── Given information ──
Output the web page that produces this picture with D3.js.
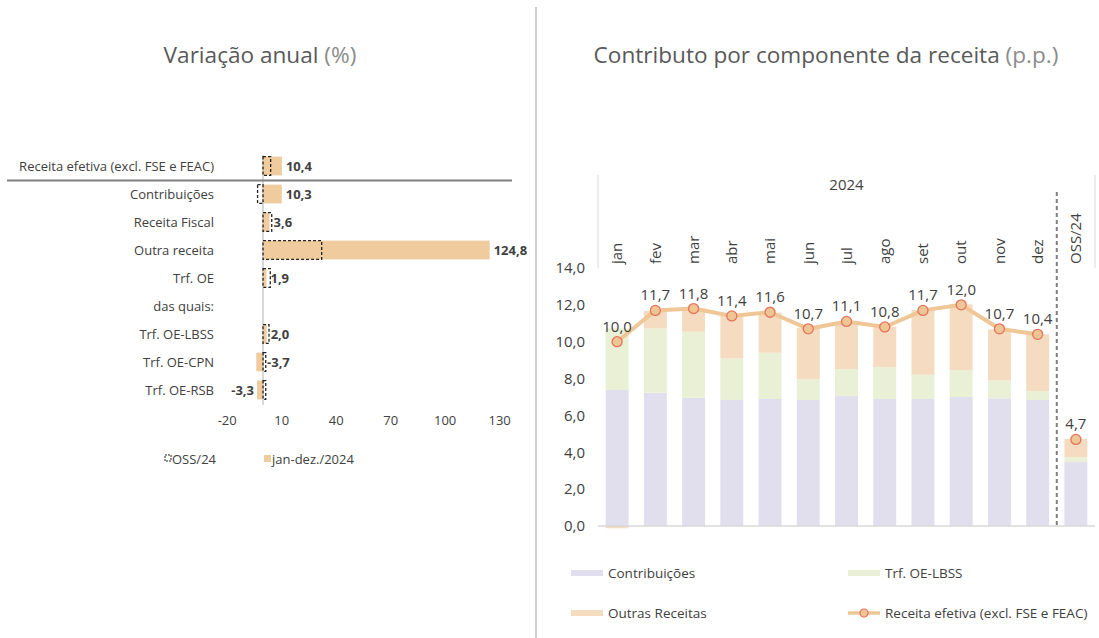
<!DOCTYPE html>
<html>
<head>
<meta charset="utf-8">
<script src="https://cdn.jsdelivr.net/npm/d3@7"></script>
<style>
  body { margin: 0; background: #fff; }
  svg { font-family: "Open Sans", "Noto Sans", sans-serif; }
</style>
</head>
<body>
<svg id="chart" width="1099" height="638"></svg>
<script>
// ---- left panel: annual change (%)
var varCategories = ["Receita efetiva (excl. FSE e FEAC)", "Contribuições", "Receita Fiscal", "Outra receita",
  "Trf. OE", "das quais:", "Trf. OE-LBSS", "Trf. OE-CPN", "Trf. OE-RSB"];
var varYear = [10.4, 10.3, 3.6, 124.8, 1.9, null, 2.0, -3.7, -3.3];
var varOss = [4.2, -3.0, 4.8, 32.3, 4.0, null, 3.3, 1.5, 1.5];
var varTicks = [-20, 10, 40, 70, 100, 130];

// ---- right panel: contribution by component (p.p.)
var months = ["jan", "fev", "mar", "abr", "mai", "jun", "jul", "ago", "set", "out", "nov", "dez", "OSS/24"];
var contribuicoes = [7.38, 7.23, 6.96, 6.84, 6.89, 6.84, 7.05, 6.89, 6.89, 7.0, 6.93, 6.84, 3.47];
var trfLbss = [3.35, 3.5, 3.58, 2.26, 2.51, 1.14, 1.47, 1.74, 1.32, 1.46, 0.97, 0.49, 0.26];
var outrasReceitas = [-0.12, 0.94, 1.26, 2.35, 2.18, 2.78, 2.51, 2.19, 3.51, 3.57, 2.77, 3.07, 0.99];
var receitaEfetiva = [10.0, 11.7, 11.8, 11.4, 11.6, 10.7, 11.1, 10.8, 11.7, 12.0, 10.7, 10.4, 4.7];
var yTicks = [0, 2, 4, 6, 8, 10, 12, 14];

var TEXT = "#404040";
var pt = d3.formatLocale({ decimal: ",", thousands: ".", grouping: [3], currency: ["", "€"], minus: "-" });
var fmt = pt.format(".1f");
var fmtInt = pt.format("d");

var svg = d3.select("#chart");

// titles + divider
function title(x, main, unit) {
  var t = svg.append("text")
    .attr("x", x).attr("y", 63)
    .attr("text-anchor", "middle")
    .style("font-size", "22.6px");
  t.append("tspan").attr("fill", "#595959").text(main);
  t.append("tspan").attr("fill", "#8c8c8c").text(" " + unit);
}
title(260, "Variação anual", "(%)");
title(826, "Contributo por componente da receita", "(p.p.)");

svg.append("line")
  .attr("x1", 536).attr("x2", 536).attr("y1", 7).attr("y2", 638)
  .attr("stroke", "#bfbfbf").attr("stroke-width", 1.5);

// ================= left chart
var left = svg.append("g").classed("variacao", true);

var xL = d3.scaleLinear().domain([-20, 130]).range([226.7, 499.1]);
var yL = d3.scaleBand().domain(varCategories).range([152, 404])
  .paddingInner(0.33).paddingOuter(0.165);

var rowsL = varCategories.map(function (c, i) {
  return { cat: c, v: varYear[i], oss: varOss[i] };
});

left.append("line")
  .attr("x1", xL(0)).attr("x2", xL(0)).attr("y1", 155).attr("y2", 405)
  .attr("stroke", "#d9d9d9").attr("stroke-width", 2);

left.selectAll("rect.year")
  .data(rowsL.filter(function (d) { return d.v !== null; }))
  .enter().append("rect")
  .classed("year", true)
  .attr("x", function (d) { return xL(Math.min(0, d.v)); })
  .attr("y", function (d) { return yL(d.cat); })
  .attr("width", function (d) { return Math.abs(xL(d.v) - xL(0)); })
  .attr("height", yL.bandwidth())
  .attr("fill", "#efcb9e");

left.selectAll("rect.oss")
  .data(rowsL.filter(function (d) { return d.oss !== null; }))
  .enter().append("rect")
  .classed("oss", true)
  .attr("x", function (d) { return xL(Math.min(0, d.oss)); })
  .attr("y", function (d) { return yL(d.cat); })
  .attr("width", function (d) { return Math.abs(xL(d.oss) - xL(0)); })
  .attr("height", yL.bandwidth())
  .attr("fill", "none")
  .attr("stroke", "#222")
  .attr("stroke-width", 1.3)
  .attr("stroke-dasharray", "3,2");

// separator under the total
left.append("line")
  .attr("x1", 7).attr("x2", 512).attr("y1", 180.5).attr("y2", 180.5)
  .attr("stroke", "#7f7f7f").attr("stroke-width", 2);

left.selectAll("text.cat")
  .data(varCategories)
  .enter().append("text")
  .classed("cat", true)
  .attr("x", 214)
  .attr("y", function (d) { return yL(d) + yL.bandwidth() / 2; })
  .attr("dy", "0.35em")
  .attr("text-anchor", "end")
  .attr("fill", TEXT)
  .style("font-size", "13px")
  .text(function (d) { return d; });

var labelsAtBase = ["Trf. OE-CPN"];
left.selectAll("text.val")
  .data(rowsL.filter(function (d) { return d.v !== null; }))
  .enter().append("text")
  .classed("val", true)
  .attr("x", function (d) {
    if (d.v < 0 && labelsAtBase.indexOf(d.cat) < 0) return xL(d.v) - 3;
    return xL(Math.max(0, d.v)) + 4;
  })
  .attr("y", function (d) { return yL(d.cat) + yL.bandwidth() / 2; })
  .attr("dy", "0.35em")
  .attr("text-anchor", function (d) {
    return (d.v < 0 && labelsAtBase.indexOf(d.cat) < 0) ? "end" : "start";
  })
  .attr("fill", TEXT)
  .style("font-size", "13px")
  .style("font-weight", "bold")
  .text(function (d) { return fmt(d.v); });

var axL = left.append("g")
  .attr("transform", "translate(0,406)")
  .call(d3.axisBottom(xL).tickValues(varTicks).tickSize(0).tickPadding(10).tickFormat(fmtInt));
axL.select(".domain").remove();
axL.selectAll("text").attr("fill", TEXT).style("font-size", "13px")
  .style("font-family", "\"Open Sans\", sans-serif");

// left legend
var legL = left.append("g").attr("transform", "translate(0,459)");
legL.append("rect").attr("x", 165).attr("y", -4).attr("width", 6).attr("height", 6)
  .attr("fill", "none").attr("stroke", "#222").attr("stroke-width", 1).attr("stroke-dasharray", "2,1");
legL.append("text").attr("x", 172).attr("dy", "0.35em").attr("fill", TEXT)
  .style("font-size", "13px").text("OSS/24");
legL.append("rect").attr("x", 264).attr("y", -4).attr("width", 7).attr("height", 7).attr("fill", "#efcb9e");
legL.append("text").attr("x", 272).attr("dy", "0.35em").attr("fill", TEXT)
  .style("font-size", "13px").text("jan-dez./2024");

// ================= right chart
var right = svg.append("g").classed("contributo", true);

var xR = d3.scaleBand().domain(months).range([598, 1095]).paddingInner(0.4).paddingOuter(0.2);
var yR = d3.scaleLinear().domain([0, 14]).range([526, 268]);

var colors = { contrib: "#e1dfee", lbss: "#e9f0d6", outras: "#f5dbbf" };

var stackRows = months.map(function (m, i) {
  return { m: m, contrib: contribuicoes[i], lbss: trfLbss[i], outras: outrasReceitas[i] };
});
var series = d3.stack().keys(["contrib", "lbss", "outras"])
  .offset(d3.stackOffsetDiverging)(stackRows);

right.selectAll("g.layer")
  .data(series)
  .enter().append("g")
  .classed("layer", true)
  .attr("fill", function (s) { return colors[s.key]; })
  .selectAll("rect")
  .data(function (s) { return s; })
  .enter().append("rect")
  .attr("x", function (d) { return xR(d.data.m); })
  .attr("y", function (d) { return yR(Math.max(d[0], d[1])); })
  .attr("width", xR.bandwidth())
  .attr("height", function (d) { return Math.abs(yR(d[0]) - yR(d[1])); });

// baseline
right.append("line")
  .attr("x1", 598).attr("x2", 1095).attr("y1", yR(0)).attr("y2", yR(0))
  .attr("stroke", "#d9d9d9").attr("stroke-width", 1.5);

// y axis labels
var axR = right.append("g")
  .attr("transform", "translate(598,0)")
  .call(d3.axisLeft(yR).tickValues(yTicks).tickSize(0).tickPadding(13).tickFormat(fmt));
axR.select(".domain").remove();
axR.selectAll("text").attr("fill", TEXT).style("font-size", "15px")
  .style("font-family", "\"Open Sans\", sans-serif");

// category header
var sepX = (xR("dez") + xR.bandwidth() + xR("OSS/24")) / 2;
right.selectAll("line.hdr")
  .data([598, 1095])
  .enter().append("line")
  .classed("hdr", true)
  .attr("x1", function (d) { return d; }).attr("x2", function (d) { return d; })
  .attr("y1", 175).attr("y2", 268)
  .attr("stroke", "#d9d9d9").attr("stroke-width", 1);

right.append("line")
  .attr("x1", sepX).attr("x2", sepX).attr("y1", 192).attr("y2", yR(0))
  .attr("stroke", "#7f7f7f").attr("stroke-width", 2).attr("stroke-dasharray", "4,3");

right.append("text")
  .attr("x", (598 + 1095) / 2).attr("y", 185).attr("dy", "0.35em")
  .attr("text-anchor", "middle").attr("fill", TEXT)
  .style("font-size", "15px").text("2024");

right.selectAll("text.month")
  .data(months)
  .enter().append("text")
  .classed("month", true)
  .attr("transform", function (d) {
    return "translate(" + (xR(d) + xR.bandwidth() / 2) + ",264) rotate(-90)";
  })
  .attr("dy", "0.35em")
  .attr("fill", TEXT)
  .style("font-size", "15px")
  .text(function (d) { return d; });

// line + markers
var pts = months.map(function (m, i) { return { m: m, v: receitaEfetiva[i] }; });
var cx = function (d) { return xR(d.m) + xR.bandwidth() / 2; };

right.append("path")
  .datum(pts.slice(0, 12))
  .attr("d", d3.line().x(cx).y(function (d) { return yR(d.v); }))
  .attr("fill", "none")
  .attr("stroke", "#efc796")
  .attr("stroke-width", 4);

right.selectAll("circle.pt")
  .data(pts)
  .enter().append("circle")
  .classed("pt", true)
  .attr("cx", cx)
  .attr("cy", function (d) { return yR(d.v); })
  .attr("r", 5)
  .attr("fill", "#f0c594")
  .attr("stroke", "#e5735b")
  .attr("stroke-width", 1.3);

right.selectAll("text.lbl")
  .data(pts)
  .enter().append("text")
  .classed("lbl", true)
  .attr("x", cx)
  .attr("y", function (d) { return yR(d.v) - 10; })
  .attr("text-anchor", "middle")
  .attr("fill", TEXT)
  .style("font-size", "15px")
  .text(function (d) { return fmt(d.v); });

// right legend
var legendItems = [
  { label: "Contribuições", color: colors.contrib, type: "bar", x: 571, y: 573 },
  { label: "Trf. OE-LBSS", color: colors.lbss, type: "bar", x: 848, y: 573 },
  { label: "Outras Receitas", color: colors.outras, type: "bar", x: 571, y: 613 },
  { label: "Receita efetiva (excl. FSE e FEAC)", color: "#efc796", type: "line", x: 848, y: 613 }
];
var leg = right.selectAll("g.leg")
  .data(legendItems)
  .enter().append("g")
  .classed("leg", true)
  .attr("transform", function (d) { return "translate(" + d.x + "," + d.y + ")"; });

leg.filter(function (d) { return d.type === "bar"; })
  .append("rect")
  .attr("x", 0).attr("y", -3).attr("width", 32).attr("height", 6)
  .attr("fill", function (d) { return d.color; });

var lineLeg = leg.filter(function (d) { return d.type === "line"; });
lineLeg.append("line")
  .attr("x1", 0).attr("x2", 32).attr("y1", 0).attr("y2", 0)
  .attr("stroke", "#efc796").attr("stroke-width", 3.5);
lineLeg.append("circle")
  .attr("cx", 16).attr("cy", 0).attr("r", 4)
  .attr("fill", "#f0c594").attr("stroke", "#e5735b").attr("stroke-width", 1.2);

leg.append("text")
  .attr("x", 37).attr("dy", "0.35em")
  .attr("fill", TEXT)
  .style("font-size", "13.5px")
  .text(function (d) { return d.label; });
</script>
</body>
</html>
───
Write out again, exactly, the lines from the start of the listing up to the line containing "var varTicks = [-20, 10, 40, 70, 100, 130];", with both ends and without pictures.

**Written response**
Output the web page that produces this picture with D3.js.
<!DOCTYPE html>
<html>
<head>
<meta charset="utf-8">
<script src="https://cdn.jsdelivr.net/npm/d3@7"></script>
<style>
  body { margin: 0; background: #fff; }
  svg { font-family: "Open Sans", "Noto Sans", sans-serif; }
</style>
</head>
<body>
<svg id="chart" width="1099" height="638"></svg>
<script>
// ---- left panel: annual change (%)
var varCategories = ["Receita efetiva (excl. FSE e FEAC)", "Contribuições", "Receita Fiscal", "Outra receita",
  "Trf. OE", "das quais:", "Trf. OE-LBSS", "Trf. OE-CPN", "Trf. OE-RSB"];
var varYear = [10.4, 10.3, 3.6, 124.8, 1.9, null, 2.0, -3.7, -3.3];
var varOss = [4.2, -3.0, 4.8, 32.3, 4.0, null, 3.3, 1.5, 1.5];
var varTicks = [-20, 10, 40, 70, 100, 130];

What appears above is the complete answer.